Exercise prompt
Transcribe the material in full. Nothing should differ except that the pictures are left out.
>> BEGIN
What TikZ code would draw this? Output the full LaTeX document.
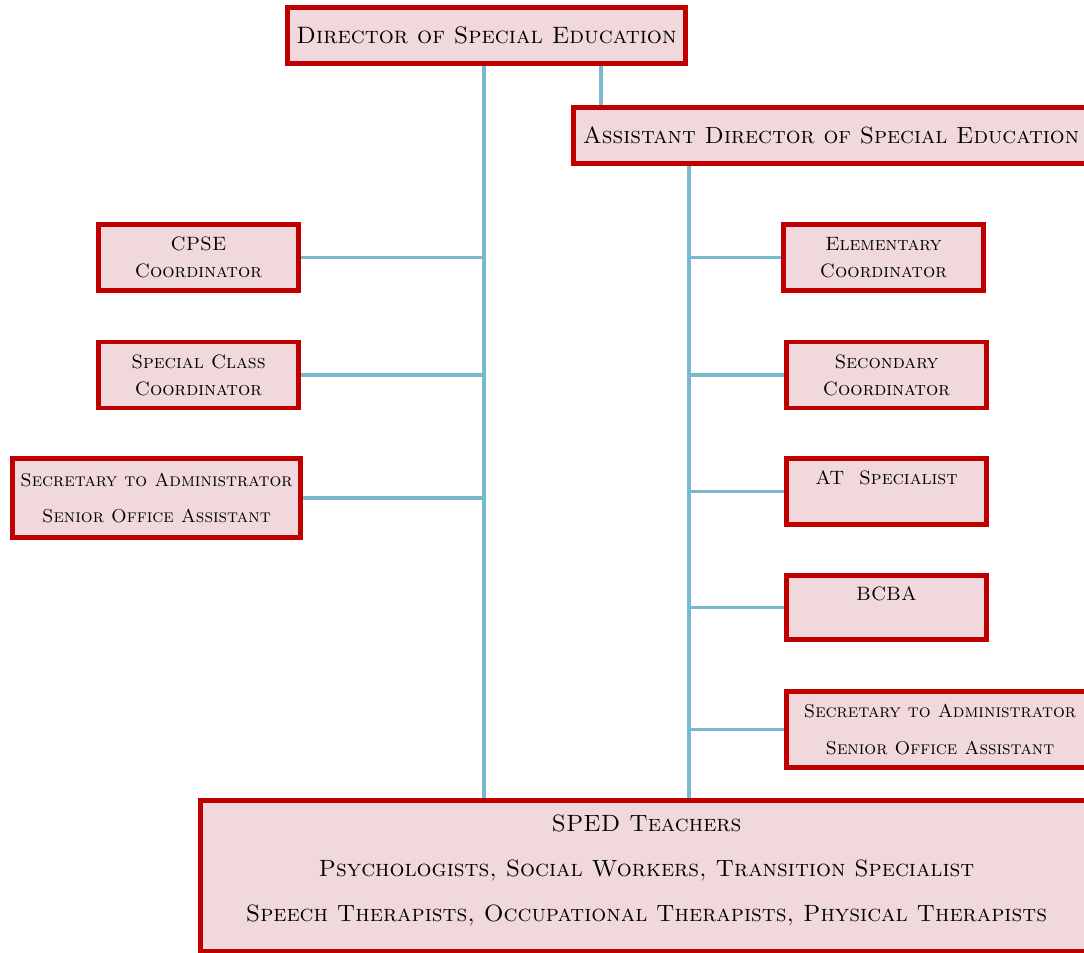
\documentclass[tikz,border=0pt]{standalone}
\usepackage{xcolor}
\definecolor{boxRed}{HTML}{C00000}
\definecolor{boxFill}{HTML}{F0D8DC}
\definecolor{lineBlue}{HTML}{7AB8D0}
\usepackage{tikz}
\usetikzlibrary{positioning,calc}
\tikzset{
  staffBox/.style={
    rectangle,
    draw=boxRed,
    fill=boxFill,
    line width=0.09cm,
    inner sep=0pt,
    align=center,
    font=\fontsize{11}{15.4}\selectfont\scshape,
    minimum width=4cm,
    minimum height=1.32cm
 },
  headBox/.style={
    staffBox,
    font=\fontsize{13.5}{16}\selectfont\scshape,
    minimum height=1.12cm
 },
  secBox/.style={
    staffBox,
    font=\fontsize{10.6}{15}\selectfont\scshape
 },
  linkLine/.style={
    draw=lineBlue,
    line width=0.065cm
 }
}
\begin{document}
\begin{tikzpicture}
            \clip (0,0) rectangle (21.68,-19.06);
            \fill[white] (0,0) rectangle (21.68,-19.06);

            \node[headBox, minimum width=7.96cm] (director) at (9.73,-0.71) {Director of Special Education};
            \node[headBox, minimum width=10.3cm, font=\fontsize{13.3}{16}\selectfont\scshape] (assistant) at (16.62,-2.71) {Assistant Director of Special Education};

            \node[staffBox] (cpse) at (3.97,-5.15) {CPSE\\Coordinator};
            \node[staffBox] (specialClass) at (3.97,-7.5) {Special Class\\Coordinator};
            \node[secBox, minimum width=5.76cm, minimum height=1.58cm] (secLeft) at (3.13,-9.96) {Secretary to Administrator\\[6pt]Senior Office Assistant};

            \node[staffBox] (elementary) at (17.67,-5.15) {Elementary\\Coordinator};
            \node[staffBox] (secondary) at (17.73,-7.5) {Secondary\\Coordinator};
            \node[staffBox] (atSpec) at (17.73,-9.83) {AT\ \ Specialist\\~};
            \node[staffBox, minimum height=1.28cm] (bcba) at (17.73,-12.15) {BCBA\\~};
            \node[secBox, minimum width=6.14cm, minimum height=1.52cm] (secRight) at (18.8,-14.59) {Secretary to Administrator\\[6pt]Senior Office Assistant};

            \node[staffBox, font=\fontsize{13.4}{25.6}\selectfont\scshape, minimum width=17.84cm, minimum height=3.01cm] (teachers) at (12.93,-17.51) {SPED Teachers\\Psychologists, Social Workers, Transition Specialist\\Speech Therapists, Occupational Therapists, Physical Therapists\rule[-8pt]{0pt}{0pt}};

            % spines
            \coordinate (leftSpine) at (9.68,0);
            \coordinate (assistLink) at (12.02,0);
            \coordinate (rightSpine) at (13.78,0);

            \draw[linkLine] (director.south -| leftSpine) -- (teachers.north -| leftSpine);
            \draw[linkLine] (director.south -| assistLink) -- (assistant.north -| assistLink);
            \draw[linkLine] (assistant.south -| rightSpine) -- (teachers.north -| rightSpine);

            \foreach \staff in {cpse,specialClass,secLeft}
              \draw[linkLine] (\staff.east) -- (\staff.east -| leftSpine);
            \foreach \staff in {elementary,secondary,atSpec,bcba,secRight}
              \draw[linkLine] (rightSpine |- \staff.west) -- (\staff.west);
        \end{tikzpicture}
\end{document}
>> END
Exercise output
What TikZ code would draw this? Output the full LaTeX document.
\documentclass[tikz,border=0pt]{standalone}
\usepackage{xcolor}
\definecolor{boxRed}{HTML}{C00000}
\definecolor{boxFill}{HTML}{F0D8DC}
\definecolor{lineBlue}{HTML}{7AB8D0}
\usepackage{tikz}
\usetikzlibrary{positioning,calc}
\tikzset{
  staffBox/.style={
    rectangle,
    draw=boxRed,
    fill=boxFill,
    line width=0.09cm,
    inner sep=0pt,
    align=center,
    font=\fontsize{11}{15.4}\selectfont\scshape,
    minimum width=4cm,
    minimum height=1.32cm
 },
  headBox/.style={
    staffBox,
    font=\fontsize{13.5}{16}\selectfont\scshape,
    minimum height=1.12cm
 },
  secBox/.style={
    staffBox,
    font=\fontsize{10.6}{15}\selectfont\scshape
 },
  linkLine/.style={
    draw=lineBlue,
    line width=0.065cm
 }
}
\begin{document}
\begin{tikzpicture}
            \clip (0,0) rectangle (21.68,-19.06);
            \fill[white] (0,0) rectangle (21.68,-19.06);

            \node[headBox, minimum width=7.96cm] (director) at (9.73,-0.71) {Director of Special Education};
            \node[headBox, minimum width=10.3cm, font=\fontsize{13.3}{16}\selectfont\scshape] (assistant) at (16.62,-2.71) {Assistant Director of Special Education};

            \node[staffBox] (cpse) at (3.97,-5.15) {CPSE\\Coordinator};
            \node[staffBox] (specialClass) at (3.97,-7.5) {Special Class\\Coordinator};
            \node[secBox, minimum width=5.76cm, minimum height=1.58cm] (secLeft) at (3.13,-9.96) {Secretary to Administrator\\[6pt]Senior Office Assistant};

            \node[staffBox] (elementary) at (17.67,-5.15) {Elementary\\Coordinator};
            \node[staffBox] (secondary) at (17.73,-7.5) {Secondary\\Coordinator};
            \node[staffBox] (atSpec) at (17.73,-9.83) {AT\ \ Specialist\\~};
            \node[staffBox, minimum height=1.28cm] (bcba) at (17.73,-12.15) {BCBA\\~};
            \node[secBox, minimum width=6.14cm, minimum height=1.52cm] (secRight) at (18.8,-14.59) {Secretary to Administrator\\[6pt]Senior Office Assistant};

            \node[staffBox, font=\fontsize{13.4}{25.6}\selectfont\scshape, minimum width=17.84cm, minimum height=3.01cm] (teachers) at (12.93,-17.51) {SPED Teachers\\Psychologists, Social Workers, Transition Specialist\\Speech Therapists, Occupational Therapists, Physical Therapists\rule[-8pt]{0pt}{0pt}};

            % spines
            \coordinate (leftSpine) at (9.68,0);
            \coordinate (assistLink) at (12.02,0);
            \coordinate (rightSpine) at (13.78,0);

            \draw[linkLine] (director.south -| leftSpine) -- (teachers.north -| leftSpine);
            \draw[linkLine] (director.south -| assistLink) -- (assistant.north -| assistLink);
            \draw[linkLine] (assistant.south -| rightSpine) -- (teachers.north -| rightSpine);

            \foreach \staff in {cpse,specialClass,secLeft}
              \draw[linkLine] (\staff.east) -- (\staff.east -| leftSpine);
            \foreach \staff in {elementary,secondary,atSpec,bcba,secRight}
              \draw[linkLine] (rightSpine |- \staff.west) -- (\staff.west);
        \end{tikzpicture}
\end{document}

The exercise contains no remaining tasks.